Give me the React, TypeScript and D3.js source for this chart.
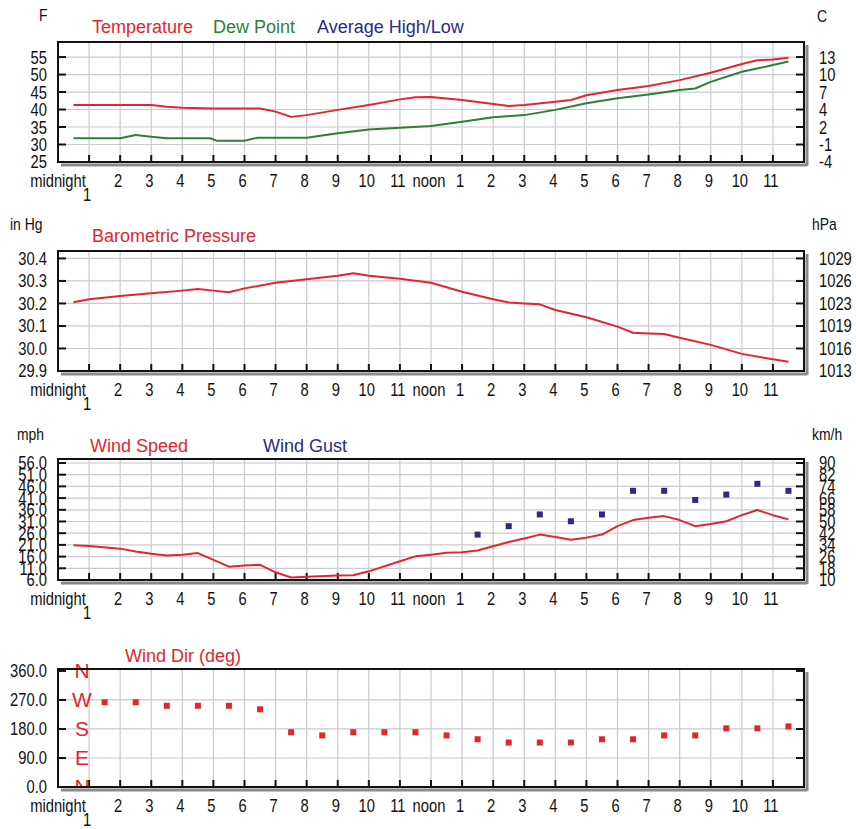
import React, { useEffect, useRef } from 'react';
import * as d3 from 'd3';

// hour labels along every x axis (hour 1 drops to a second row)
const hourLabels = ['midnight', '1', '2', '3', '4', '5', '6', '7', '8', '9', '10', '11',
  'noon', '1', '2', '3', '4', '5', '6', '7', '8', '9', '10', '11'];

// temperature / dew point (F)
const tempHours = [0.5, 1, 2, 3, 3.5, 4, 5, 6, 6.5, 7, 7.5, 8, 9, 10, 11, 11.5, 12, 13, 14, 14.5, 15, 16, 16.5, 17, 18, 19, 20, 21, 22, 22.5, 23, 23.5];
const tempF = [41.3, 41.3, 41.3, 41.3, 40.8, 40.5, 40.3, 40.3, 40.3, 39.4, 37.9, 38.4, 39.9, 41.3, 42.9, 43.5, 43.6, 42.7, 41.6, 41.0, 41.3, 42.2, 42.7, 44.1, 45.6, 46.7, 48.4, 50.5, 53.0, 54.1, 54.3, 54.8];
const dewHours = [0.5, 2, 2.5, 3, 3.5, 4.9, 5.1, 6, 6.4, 8, 9, 10, 11, 12, 13, 14, 15, 16, 17, 18, 19, 20, 20.5, 21, 22, 23, 23.5];
const dewF = [31.8, 31.8, 32.7, 32.2, 31.8, 31.8, 31.1, 31.1, 31.9, 31.9, 33.2, 34.3, 34.8, 35.3, 36.5, 37.8, 38.4, 39.9, 41.8, 43.2, 44.3, 45.6, 46.0, 47.9, 50.8, 52.7, 53.7];
const tempTicks = [25, 30, 35, 40, 45, 50, 55];
const tempTicksC = ['-4', '-1', '2', '4', '7', '10', '13'];

// barometric pressure (in Hg)
const presHours = [0.5, 1, 2, 3, 4, 4.5, 5, 5.5, 6, 7, 8, 9, 9.5, 10, 11, 12, 13, 14, 14.5, 15, 15.5, 16, 17, 18, 18.5, 19, 19.5, 20, 21, 22, 23, 23.5];
const presIn = [30.205, 30.219, 30.233, 30.245, 30.257, 30.264, 30.257, 30.25, 30.267, 30.292, 30.307, 30.323, 30.334, 30.323, 30.31, 30.292, 30.252, 30.219, 30.204, 30.2, 30.196, 30.171, 30.139, 30.097, 30.07, 30.067, 30.064, 30.048, 30.016, 29.976, 29.952, 29.941];
const presTicks = [29.9, 30.0, 30.1, 30.2, 30.3, 30.4];
const presTicksHpa = ['1013', '1016', '1019', '1023', '1026', '1029'];

// wind speed / gust (mph)
const windHours = [0.5, 1, 2, 2.5, 3, 3.5, 4, 4.5, 5, 5.5, 6, 6.5, 7, 7.5, 8, 9, 9.5, 10, 11, 11.5, 12, 12.5, 13, 13.5, 14, 14.5, 15, 15.5, 16, 16.5, 17, 17.5, 18, 18.5, 19, 19.5, 20, 20.5, 21, 21.5, 22, 22.5, 23, 23.5];
const windMph = [20.8, 20.5, 19.4, 18.2, 17.2, 16.5, 16.8, 17.5, 14.6, 11.7, 12.2, 12.5, 9.3, 7.1, 7.4, 7.9, 8.0, 9.7, 14.0, 16.1, 16.8, 17.6, 17.9, 18.6, 20.4, 22.2, 23.7, 25.4, 24.4, 23.2, 24.1, 25.4, 29.0, 31.6, 32.6, 33.3, 31.6, 29.0, 29.9, 31.1, 33.7, 35.9, 33.7, 31.9];
const gustHours = [13.5, 14.5, 15.5, 16.5, 17.5, 18.5, 19.5, 20.5, 21.5, 22.5, 23.5];
const gustMph = [25.4, 29.0, 34.0, 31.1, 34.0, 44.1, 44.1, 40.2, 42.5, 47.1, 44.1];
const windTicks = [6, 11, 16, 21, 26, 31, 36, 41, 46, 51, 56];
const windTicksKmh = ['10', '18', '26', '34', '42', '50', '58', '66', '74', '82', '90'];

// wind direction (deg)
const dirHours = [1.5, 2.5, 3.5, 4.5, 5.5, 6.5, 7.5, 8.5, 9.5, 10.5, 11.5, 12.5, 13.5, 14.5, 15.5, 16.5, 17.5, 18.5, 19.5, 20.5, 21.5, 22.5, 23.5];
const dirDeg = [263, 263, 252, 252, 252, 241, 170, 160, 170, 170, 170, 160, 148, 138, 138, 138, 148, 148, 160, 160, 182, 182, 188];
const dirTicks = [0, 90, 180, 270, 360];
const compass = ['N', 'E', 'S', 'W', 'N'];

const RED = '#e3262d';
const GREEN = '#2f7f34';
const NAVY = '#2b2b86';
const GRID = '#c9c9d1';
const FONT = "'Liberation Sans', Arial, sans-serif";
const SQ = 0.82; // horizontal squeeze for the narrow axis font

const X0 = 58, X1 = 804;

// narrow text: scale x around the origin so the anchor stays where asked
const narrow = (sel: any, xf: any) =>
  sel.attr('x', typeof xf === 'function' ? (d: any, i: number) => xf(d, i) / SQ : xf / SQ)
    .attr('transform', `scale(${SQ},1)`).attr('font-family', FONT);

function App() {
  const ref = useRef<SVGSVGElement>(null);

  useEffect(() => {
    const svg = d3.select(ref.current);
    svg.selectAll('*').remove();
    svg.append('rect').attr('width', 856).attr('height', 829).attr('fill', '#fff');

    const x = d3.scaleLinear().domain([0, 24]).range([X0, X1]);

    const panel = (o: any) => {
      const y = d3.scaleLinear().domain(o.domain).range([o.bottom, o.top]);
      const g = svg.append('g');

      // grid
      g.selectAll('.vg').data(d3.range(1, 24)).join('line')
        .attr('x1', d => x(d)).attr('x2', d => x(d))
        .attr('y1', o.top).attr('y2', o.bottom)
        .attr('stroke', GRID).attr('stroke-width', 1.2);
      g.selectAll('.hg').data(o.ticks.filter((t: number) => y(t) > o.top + 2 && y(t) < o.bottom - 2)).join('line')
        .attr('x1', X0).attr('x2', X1)
        .attr('y1', (d: number) => y(d)).attr('y2', (d: number) => y(d))
        .attr('stroke', GRID).attr('stroke-width', 1.2);

      // ticks
      g.selectAll('.bt').data(d3.range(1, 24)).join('line')
        .attr('x1', d => x(d)).attr('x2', d => x(d))
        .attr('y1', o.bottom).attr('y2', o.bottom - 7)
        .attr('stroke', '#111').attr('stroke-width', 2);
      o.ticks.forEach((t: number) => {
        g.append('line').attr('x1', X0).attr('x2', X0 + 8).attr('y1', y(t)).attr('y2', y(t))
          .attr('stroke', '#111').attr('stroke-width', 2);
        g.append('line').attr('x1', X1 - 8).attr('x2', X1).attr('y1', y(t)).attr('y2', y(t))
          .attr('stroke', '#111').attr('stroke-width', 2);
      });

      o.draw(g, y);

      // frame with shadow
      g.append('line').attr('x1', X0 + 3).attr('x2', X1 + 3).attr('y1', o.bottom + 3).attr('y2', o.bottom + 3)
        .attr('stroke', '#8a8a8a').attr('stroke-width', 3);
      g.append('line').attr('x1', X1 + 3).attr('x2', X1 + 3).attr('y1', o.top + 3).attr('y2', o.bottom + 4)
        .attr('stroke', '#8a8a8a').attr('stroke-width', 3);
      g.append('rect').attr('x', X0).attr('y', o.top).attr('width', X1 - X0).attr('height', o.bottom - o.top)
        .attr('fill', 'none').attr('stroke', '#111').attr('stroke-width', 2);

      // left labels
      narrow(g.selectAll('.ll').data(o.ticks).join('text'), 47)
        .attr('y', (d: number) => y(d) + 6.5)
        .attr('text-anchor', 'end').attr('font-size', 18).attr('fill', '#111')
        .text((d: number) => o.fmt(d));
      if (o.right) {
        narrow(g.selectAll('.rl').data(o.ticks).join('text'), 819)
          .attr('y', (d: number) => y(d) + 6.5)
          .attr('font-size', 18).attr('fill', '#111')
          .text((d: number, i: number) => o.right[i]);
      }

      // hour labels
      narrow(g.selectAll('.xl').data(hourLabels).join('text'), (d: string, i: number) => (i === 0 ? x(0) : x(i) - 2))
        .attr('y', (d: string, i: number) => o.bottom + (i === 1 ? 39 : 25))
        .attr('text-anchor', 'middle').attr('font-size', 18).attr('fill', '#111')
        .text((d: string) => d);

      // units and titles
      o.units.forEach((u: any) => {
        narrow(g.append('text'), u.x).attr('y', u.y).attr('font-size', 17)
          .attr('fill', '#111').text(u.t);
      });
      o.titles.forEach((t: any) => {
        g.append('text').attr('x', t.x).attr('y', t.y).attr('font-family', FONT).attr('font-size', 18)
          .attr('fill', t.c).text(t.t);
      });
    };

    const lineOf = (g: any, y: any, hours: number[], vals: number[], color: string) => {
      const line = d3.line<number>().x((d, i) => x(hours[i])).y(d => y(d));
      g.append('path').datum(vals).attr('fill', 'none').attr('stroke', color)
        .attr('stroke-width', 2).attr('stroke-linejoin', 'round').attr('d', line);
    };
    const dots = (g: any, y: any, hours: number[], vals: number[], color: string) => {
      g.selectAll(null).data(vals).join('rect')
        .attr('x', (d: number, i: number) => x(hours[i]) - 3).attr('y', (d: number) => y(d) - 3)
        .attr('width', 6).attr('height', 6).attr('fill', color);
    };

    panel({
      top: 42, bottom: 162, domain: [25, 59.3], ticks: tempTicks, fmt: (d: number) => String(d), right: tempTicksC,
      units: [{ t: 'F', x: 39, y: 21 }, { t: 'C', x: 817, y: 22 }],
      titles: [{ t: 'Temperature', x: 92, y: 33, c: RED }, { t: 'Dew Point', x: 213, y: 33, c: GREEN },
        { t: 'Average High/Low', x: 317, y: 33, c: NAVY }],
      draw: (g: any, y: any) => { lineOf(g, y, dewHours, dewF, GREEN); lineOf(g, y, tempHours, tempF, RED); },
    });

    panel({
      top: 251, bottom: 371, domain: [29.9, 30.433], ticks: presTicks, fmt: (d: number) => d.toFixed(1), right: presTicksHpa,
      units: [{ t: 'in Hg', x: 10, y: 230 }, { t: 'hPa', x: 812, y: 230 }],
      titles: [{ t: 'Barometric Pressure', x: 92, y: 242, c: RED }],
      draw: (g: any, y: any) => lineOf(g, y, presHours, presIn, RED),
    });

    panel({
      top: 459, bottom: 580, domain: [6, 57.7], ticks: windTicks, fmt: (d: number) => d.toFixed(1), right: windTicksKmh,
      units: [{ t: 'mph', x: 17, y: 440 }, { t: 'km/h', x: 812, y: 440 }],
      titles: [{ t: 'Wind Speed', x: 90, y: 452, c: RED }, { t: 'Wind Gust', x: 263, y: 452, c: NAVY }],
      draw: (g: any, y: any) => { lineOf(g, y, windHours, windMph, RED); dots(g, y, gustHours, gustMph, NAVY); },
    });

    panel({
      top: 669, bottom: 787, domain: [0, 366], ticks: dirTicks, fmt: (d: number) => d.toFixed(1), right: null,
      units: [],
      titles: [{ t: 'Wind Dir (deg)', x: 125, y: 662, c: RED }],
      draw: (g: any, y: any) => {
        dots(g, y, dirHours, dirDeg, RED);
        svg.append('clipPath').attr('id', 'dirclip').append('rect')
          .attr('x', 0).attr('y', 640).attr('width', 200).attr('height', 787 - 640);
        g.append('g').attr('clip-path', 'url(#dirclip)')
          .selectAll('text').data(dirTicks).join('text')
          .attr('x', 82).attr('y', (d: number) => y(d) + 7)
          .attr('text-anchor', 'middle').attr('font-family', FONT).attr('font-size', 21).attr('fill', RED)
          .text((d: number, i: number) => compass[i]);
      },
    });
  }, []);

  return <svg ref={ref} width="856" height="829" style={{ position: 'absolute', left: 0, top: 0 }}></svg>;
}

export default App;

### [Set exercise]
From the opening line of the listing above through the line bearing "['1013', '1016', '1019', '1023', '1026', '1029'];", repeat each line exactly. Drop every picture.

### [Solution for this exercise]
Give me the React, TypeScript and D3.js source for this chart.
import React, { useEffect, useRef } from 'react';
import * as d3 from 'd3';

// hour labels along every x axis (hour 1 drops to a second row)
const hourLabels = ['midnight', '1', '2', '3', '4', '5', '6', '7', '8', '9', '10', '11',
  'noon', '1', '2', '3', '4', '5', '6', '7', '8', '9', '10', '11'];

// temperature / dew point (F)
const tempHours = [0.5, 1, 2, 3, 3.5, 4, 5, 6, 6.5, 7, 7.5, 8, 9, 10, 11, 11.5, 12, 13, 14, 14.5, 15, 16, 16.5, 17, 18, 19, 20, 21, 22, 22.5, 23, 23.5];
const tempF = [41.3, 41.3, 41.3, 41.3, 40.8, 40.5, 40.3, 40.3, 40.3, 39.4, 37.9, 38.4, 39.9, 41.3, 42.9, 43.5, 43.6, 42.7, 41.6, 41.0, 41.3, 42.2, 42.7, 44.1, 45.6, 46.7, 48.4, 50.5, 53.0, 54.1, 54.3, 54.8];
const dewHours = [0.5, 2, 2.5, 3, 3.5, 4.9, 5.1, 6, 6.4, 8, 9, 10, 11, 12, 13, 14, 15, 16, 17, 18, 19, 20, 20.5, 21, 22, 23, 23.5];
const dewF = [31.8, 31.8, 32.7, 32.2, 31.8, 31.8, 31.1, 31.1, 31.9, 31.9, 33.2, 34.3, 34.8, 35.3, 36.5, 37.8, 38.4, 39.9, 41.8, 43.2, 44.3, 45.6, 46.0, 47.9, 50.8, 52.7, 53.7];
const tempTicks = [25, 30, 35, 40, 45, 50, 55];
const tempTicksC = ['-4', '-1', '2', '4', '7', '10', '13'];

// barometric pressure (in Hg)
const presHours = [0.5, 1, 2, 3, 4, 4.5, 5, 5.5, 6, 7, 8, 9, 9.5, 10, 11, 12, 13, 14, 14.5, 15, 15.5, 16, 17, 18, 18.5, 19, 19.5, 20, 21, 22, 23, 23.5];
const presIn = [30.205, 30.219, 30.233, 30.245, 30.257, 30.264, 30.257, 30.25, 30.267, 30.292, 30.307, 30.323, 30.334, 30.323, 30.31, 30.292, 30.252, 30.219, 30.204, 30.2, 30.196, 30.171, 30.139, 30.097, 30.07, 30.067, 30.064, 30.048, 30.016, 29.976, 29.952, 29.941];
const presTicks = [29.9, 30.0, 30.1, 30.2, 30.3, 30.4];
const presTicksHpa = ['1013', '1016', '1019', '1023', '1026', '1029'];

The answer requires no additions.